**Written instruction**
Repeat only what lies from the line with "Reproduce this chart with matplotlib." to the line with "0, n], zorder=0)", those two lines included, exactly as it stands; omit any images.

**Records for the exercise**
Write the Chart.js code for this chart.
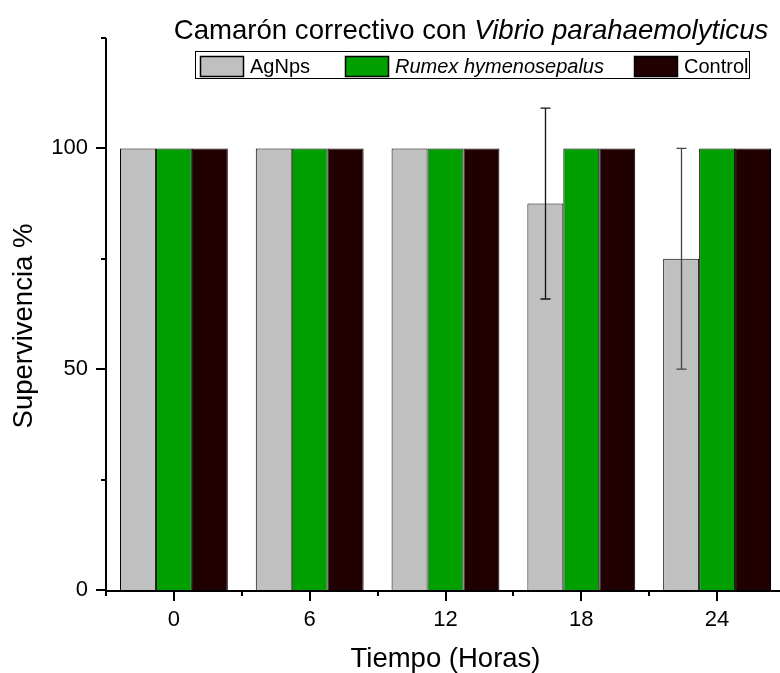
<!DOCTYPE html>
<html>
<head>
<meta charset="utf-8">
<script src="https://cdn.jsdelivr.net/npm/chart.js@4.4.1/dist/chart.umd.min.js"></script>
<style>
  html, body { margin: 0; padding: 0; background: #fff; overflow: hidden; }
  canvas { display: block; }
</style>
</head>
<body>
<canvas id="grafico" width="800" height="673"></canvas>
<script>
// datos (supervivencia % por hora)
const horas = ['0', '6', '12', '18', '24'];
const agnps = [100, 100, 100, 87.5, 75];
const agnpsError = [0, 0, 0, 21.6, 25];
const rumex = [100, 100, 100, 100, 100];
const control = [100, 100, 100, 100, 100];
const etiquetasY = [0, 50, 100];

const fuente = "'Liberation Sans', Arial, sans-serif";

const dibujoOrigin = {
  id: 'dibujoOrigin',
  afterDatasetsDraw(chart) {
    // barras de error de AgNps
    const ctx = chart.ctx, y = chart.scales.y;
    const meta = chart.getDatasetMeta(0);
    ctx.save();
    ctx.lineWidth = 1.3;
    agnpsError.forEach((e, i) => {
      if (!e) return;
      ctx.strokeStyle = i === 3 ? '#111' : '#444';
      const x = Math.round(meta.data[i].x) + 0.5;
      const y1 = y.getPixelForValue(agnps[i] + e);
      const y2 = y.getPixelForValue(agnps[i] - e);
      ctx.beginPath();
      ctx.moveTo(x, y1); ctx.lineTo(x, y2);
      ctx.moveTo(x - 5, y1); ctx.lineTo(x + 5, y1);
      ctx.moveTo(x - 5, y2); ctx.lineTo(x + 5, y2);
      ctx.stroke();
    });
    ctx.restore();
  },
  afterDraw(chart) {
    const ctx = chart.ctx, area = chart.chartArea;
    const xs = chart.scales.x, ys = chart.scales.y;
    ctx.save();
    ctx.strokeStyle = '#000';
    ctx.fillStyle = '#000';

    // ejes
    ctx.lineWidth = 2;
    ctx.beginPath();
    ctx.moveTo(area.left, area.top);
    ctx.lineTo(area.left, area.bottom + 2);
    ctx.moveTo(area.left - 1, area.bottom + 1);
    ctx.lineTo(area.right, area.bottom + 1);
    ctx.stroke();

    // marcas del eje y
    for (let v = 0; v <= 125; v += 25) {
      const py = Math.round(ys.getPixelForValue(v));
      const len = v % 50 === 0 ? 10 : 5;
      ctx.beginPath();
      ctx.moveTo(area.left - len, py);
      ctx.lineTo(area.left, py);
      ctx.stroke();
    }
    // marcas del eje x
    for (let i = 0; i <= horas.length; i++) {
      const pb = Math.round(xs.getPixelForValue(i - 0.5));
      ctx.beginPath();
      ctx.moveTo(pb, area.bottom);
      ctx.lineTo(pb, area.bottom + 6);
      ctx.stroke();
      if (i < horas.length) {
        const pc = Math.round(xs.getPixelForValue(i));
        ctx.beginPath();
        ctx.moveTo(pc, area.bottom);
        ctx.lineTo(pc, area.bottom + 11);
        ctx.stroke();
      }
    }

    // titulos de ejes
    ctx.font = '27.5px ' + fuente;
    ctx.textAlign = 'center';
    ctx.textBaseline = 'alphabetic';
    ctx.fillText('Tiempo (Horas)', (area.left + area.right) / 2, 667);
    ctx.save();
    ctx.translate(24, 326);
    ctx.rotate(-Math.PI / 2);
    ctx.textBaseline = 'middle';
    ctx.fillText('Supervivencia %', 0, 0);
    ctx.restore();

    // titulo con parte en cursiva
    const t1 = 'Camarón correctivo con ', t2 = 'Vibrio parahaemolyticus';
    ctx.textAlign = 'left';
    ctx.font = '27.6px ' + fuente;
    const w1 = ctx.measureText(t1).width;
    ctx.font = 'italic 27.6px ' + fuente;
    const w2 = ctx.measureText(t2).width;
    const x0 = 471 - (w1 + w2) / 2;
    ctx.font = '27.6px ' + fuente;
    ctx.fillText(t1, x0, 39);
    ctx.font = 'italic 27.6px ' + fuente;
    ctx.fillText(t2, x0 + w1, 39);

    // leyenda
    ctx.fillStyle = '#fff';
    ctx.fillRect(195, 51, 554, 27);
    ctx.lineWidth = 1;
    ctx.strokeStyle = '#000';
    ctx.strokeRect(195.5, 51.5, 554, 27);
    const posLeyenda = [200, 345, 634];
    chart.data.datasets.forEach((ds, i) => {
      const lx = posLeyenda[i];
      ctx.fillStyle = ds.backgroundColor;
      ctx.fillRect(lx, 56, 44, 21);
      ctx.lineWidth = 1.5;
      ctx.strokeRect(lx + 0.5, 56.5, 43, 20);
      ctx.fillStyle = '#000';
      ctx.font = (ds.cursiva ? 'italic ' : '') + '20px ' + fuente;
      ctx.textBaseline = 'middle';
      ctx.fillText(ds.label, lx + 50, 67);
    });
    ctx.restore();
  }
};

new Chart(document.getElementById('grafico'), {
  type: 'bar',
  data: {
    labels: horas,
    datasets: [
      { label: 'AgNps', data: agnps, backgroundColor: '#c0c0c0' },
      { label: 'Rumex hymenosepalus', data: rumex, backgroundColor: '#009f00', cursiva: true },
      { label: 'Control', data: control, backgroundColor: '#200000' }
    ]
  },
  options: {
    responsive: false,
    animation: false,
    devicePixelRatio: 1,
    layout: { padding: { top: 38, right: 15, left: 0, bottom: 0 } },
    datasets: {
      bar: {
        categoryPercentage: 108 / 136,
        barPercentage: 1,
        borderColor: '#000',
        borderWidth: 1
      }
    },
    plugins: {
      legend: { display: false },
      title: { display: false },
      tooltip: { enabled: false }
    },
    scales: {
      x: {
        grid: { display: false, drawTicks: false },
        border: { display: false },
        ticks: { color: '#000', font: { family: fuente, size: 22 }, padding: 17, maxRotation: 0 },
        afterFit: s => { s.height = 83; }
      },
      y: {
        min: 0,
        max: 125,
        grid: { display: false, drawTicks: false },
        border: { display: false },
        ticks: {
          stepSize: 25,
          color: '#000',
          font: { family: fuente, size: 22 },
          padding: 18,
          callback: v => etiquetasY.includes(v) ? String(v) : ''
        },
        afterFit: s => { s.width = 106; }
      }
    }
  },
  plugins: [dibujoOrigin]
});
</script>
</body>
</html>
--
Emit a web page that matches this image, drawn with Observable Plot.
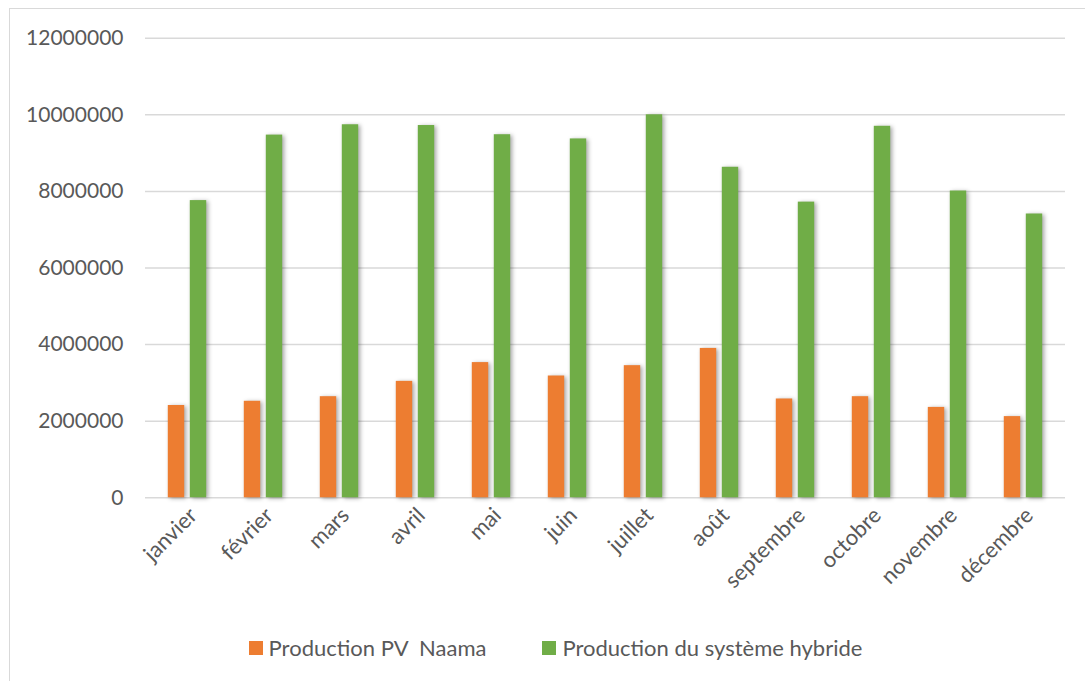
--
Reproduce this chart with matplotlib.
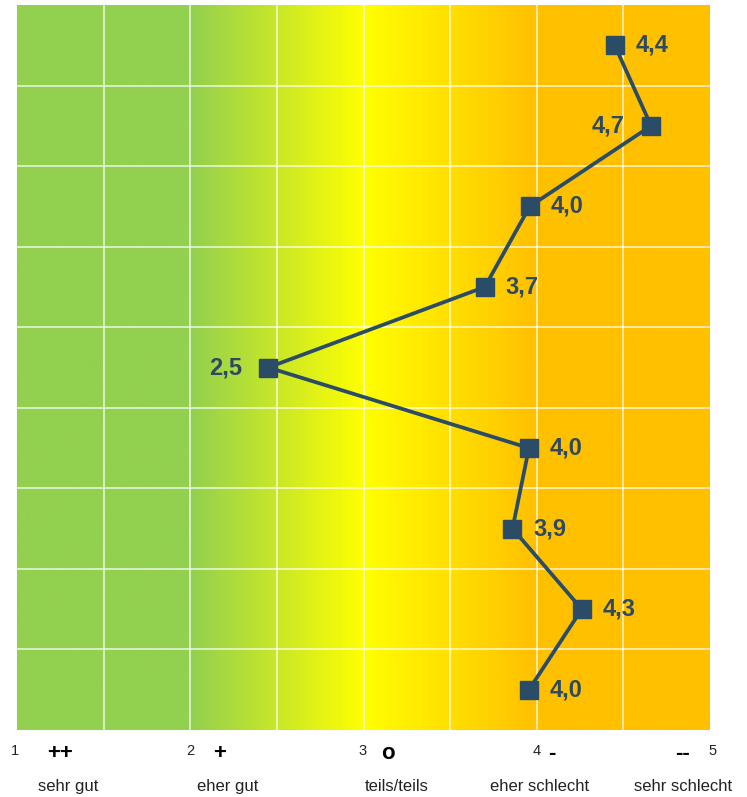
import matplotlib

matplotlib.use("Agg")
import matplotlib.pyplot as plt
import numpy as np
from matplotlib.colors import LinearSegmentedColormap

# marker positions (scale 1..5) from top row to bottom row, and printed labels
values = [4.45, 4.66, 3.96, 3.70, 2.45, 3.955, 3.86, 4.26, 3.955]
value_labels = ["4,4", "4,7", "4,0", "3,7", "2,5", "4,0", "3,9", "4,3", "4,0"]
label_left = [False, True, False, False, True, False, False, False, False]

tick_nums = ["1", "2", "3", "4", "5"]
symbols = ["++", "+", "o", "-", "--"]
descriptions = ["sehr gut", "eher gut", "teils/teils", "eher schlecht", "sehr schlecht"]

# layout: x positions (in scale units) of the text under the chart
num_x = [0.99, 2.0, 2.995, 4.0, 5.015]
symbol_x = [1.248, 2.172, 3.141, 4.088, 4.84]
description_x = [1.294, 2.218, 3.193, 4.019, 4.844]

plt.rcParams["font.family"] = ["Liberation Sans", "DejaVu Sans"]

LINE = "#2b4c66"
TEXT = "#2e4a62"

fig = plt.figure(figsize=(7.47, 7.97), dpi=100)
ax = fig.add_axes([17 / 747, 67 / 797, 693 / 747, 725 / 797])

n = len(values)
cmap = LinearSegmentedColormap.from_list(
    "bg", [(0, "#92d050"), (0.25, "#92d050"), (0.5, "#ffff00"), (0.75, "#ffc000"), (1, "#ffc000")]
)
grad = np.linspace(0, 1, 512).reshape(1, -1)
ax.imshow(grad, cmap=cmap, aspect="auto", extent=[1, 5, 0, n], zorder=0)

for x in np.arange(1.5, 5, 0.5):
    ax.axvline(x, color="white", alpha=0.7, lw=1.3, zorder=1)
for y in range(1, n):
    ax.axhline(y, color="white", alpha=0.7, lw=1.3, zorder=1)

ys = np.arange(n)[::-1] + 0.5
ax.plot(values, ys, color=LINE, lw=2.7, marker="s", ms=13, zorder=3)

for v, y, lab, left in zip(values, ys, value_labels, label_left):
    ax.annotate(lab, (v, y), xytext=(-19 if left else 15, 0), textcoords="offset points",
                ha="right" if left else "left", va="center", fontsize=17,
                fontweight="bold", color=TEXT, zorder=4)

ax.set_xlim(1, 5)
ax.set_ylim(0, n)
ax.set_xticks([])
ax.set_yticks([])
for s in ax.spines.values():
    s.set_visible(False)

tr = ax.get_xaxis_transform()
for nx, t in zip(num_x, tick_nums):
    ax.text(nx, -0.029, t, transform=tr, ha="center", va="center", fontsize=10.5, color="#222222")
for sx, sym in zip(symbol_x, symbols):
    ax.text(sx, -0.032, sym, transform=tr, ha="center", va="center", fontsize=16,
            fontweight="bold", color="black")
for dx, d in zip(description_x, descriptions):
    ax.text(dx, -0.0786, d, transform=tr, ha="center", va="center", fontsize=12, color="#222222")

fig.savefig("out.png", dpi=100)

**Answer for the task**
Reproduce this chart with matplotlib.
import matplotlib

matplotlib.use("Agg")
import matplotlib.pyplot as plt
import numpy as np
from matplotlib.colors import LinearSegmentedColormap

# marker positions (scale 1..5) from top row to bottom row, and printed labels
values = [4.45, 4.66, 3.96, 3.70, 2.45, 3.955, 3.86, 4.26, 3.955]
value_labels = ["4,4", "4,7", "4,0", "3,7", "2,5", "4,0", "3,9", "4,3", "4,0"]
label_left = [False, True, False, False, True, False, False, False, False]

tick_nums = ["1", "2", "3", "4", "5"]
symbols = ["++", "+", "o", "-", "--"]
descriptions = ["sehr gut", "eher gut", "teils/teils", "eher schlecht", "sehr schlecht"]

# layout: x positions (in scale units) of the text under the chart
num_x = [0.99, 2.0, 2.995, 4.0, 5.015]
symbol_x = [1.248, 2.172, 3.141, 4.088, 4.84]
description_x = [1.294, 2.218, 3.193, 4.019, 4.844]

plt.rcParams["font.family"] = ["Liberation Sans", "DejaVu Sans"]

LINE = "#2b4c66"
TEXT = "#2e4a62"

fig = plt.figure(figsize=(7.47, 7.97), dpi=100)
ax = fig.add_axes([17 / 747, 67 / 797, 693 / 747, 725 / 797])

n = len(values)
cmap = LinearSegmentedColormap.from_list(
    "bg", [(0, "#92d050"), (0.25, "#92d050"), (0.5, "#ffff00"), (0.75, "#ffc000"), (1, "#ffc000")]
)
grad = np.linspace(0, 1, 512).reshape(1, -1)
ax.imshow(grad, cmap=cmap, aspect="auto", extent=[1, 5, 0, n], zorder=0)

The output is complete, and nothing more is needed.